Do Gravity Batteries Scale to Household Size?
There comes a time in every engineer’s career when all options have been exhausted, and the project must end. Sometimes things just don’t work out, but it’s about the lessons learned along the way that make it worth it.
Caden Jarausch, a senior in mechanical engineering at Purdue University in West Lafayette, Ind., realized this rather early in his budding career, and he took those lessons and published a paper outlining all of his research and discovery despite not having a solution at the end.
“Sometimes you don’t get your desired outcome,” he said. “But if I could save someone else weeks or even months of coming to the same conclusion that I did, then that makes it all worth it.”
Jarausch’s work centered around the idea that gravity batteries could be made small enough to serve a single-family home, allowing it to run off stored energy. Gravity batteries work by leveraging the fundamental principle of potential energy. Essentially, they store energy by elevating a mass against the force of gravity—typically a large weight, concrete block, or even by pumping water up a hill.
Caden Jarausch, a senior in mechanical engineering at Purdue University in West Lafayette, Ind., with a scale model of his gravity battery. Photo: Purdue University
This stored potential energy is then recovered by allowing the mass to descend. The controlled descent of the weight drives a generator which then converts the potential energy back into the system. This technology is currently being explored in various large-scale solar, wind, and hydroelectric operations, but it has not been widely studied for small-scale projects.

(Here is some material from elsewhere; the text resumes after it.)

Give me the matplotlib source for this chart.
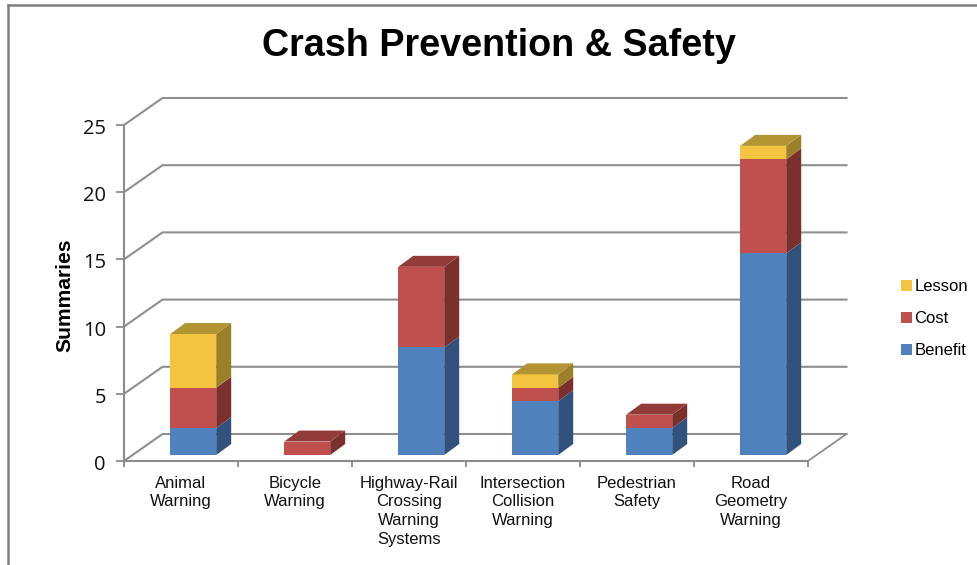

At Purdue, the DC Nanogrid House is a student home that has been fully retrofitted with a DC-powered nanogrid to serve as a testbed for all kinds of research. The students wanted to find a way to replace lithium-ion batteries in the home because they are not terribly efficient at storing energy from the home’s solar power system. In fact, if left partially charged, the maximum capacity of lithium-ion batteries can drop between 10 to 15 percent in a single year. The batteries also still produce emissions. For every one kilowatt-hour of storage capacity, roughly 74 grams of carbon dioxide is emitted.
Purdue University's DC Nanogrid House is an engineering testbed. Photo: Purdue University.
This problem made the DC Nanogrid House the perfect place for Jarausch to test out multiple approaches with the gravity battery. They had an old ventilation shaft in the house to work with, which stretched all four floors of the house. To support the weight connected to the motor, they needed to design a heavy-duty structure inside the shaft, similar to that of a modern elevator, utilizing a motor-pulley system.
Guide rollers were attached to the concrete weight allowing it to ride on carbon steel guide rails within the shaft. Polyurethane buffers were also placed on the bottom of the shaft to help slow the descent of the weight at the bottom of the shaft. Lastly, an overspeed governor was selected as the primary safety mechanism, with the ability to immediately stop the freefall of the weight in case of emergency.
Even with a 2,078-kilogram weight, they ultimately found that the cost of the materials used to build the prototype did not make sense for how little energy the battery was able to store.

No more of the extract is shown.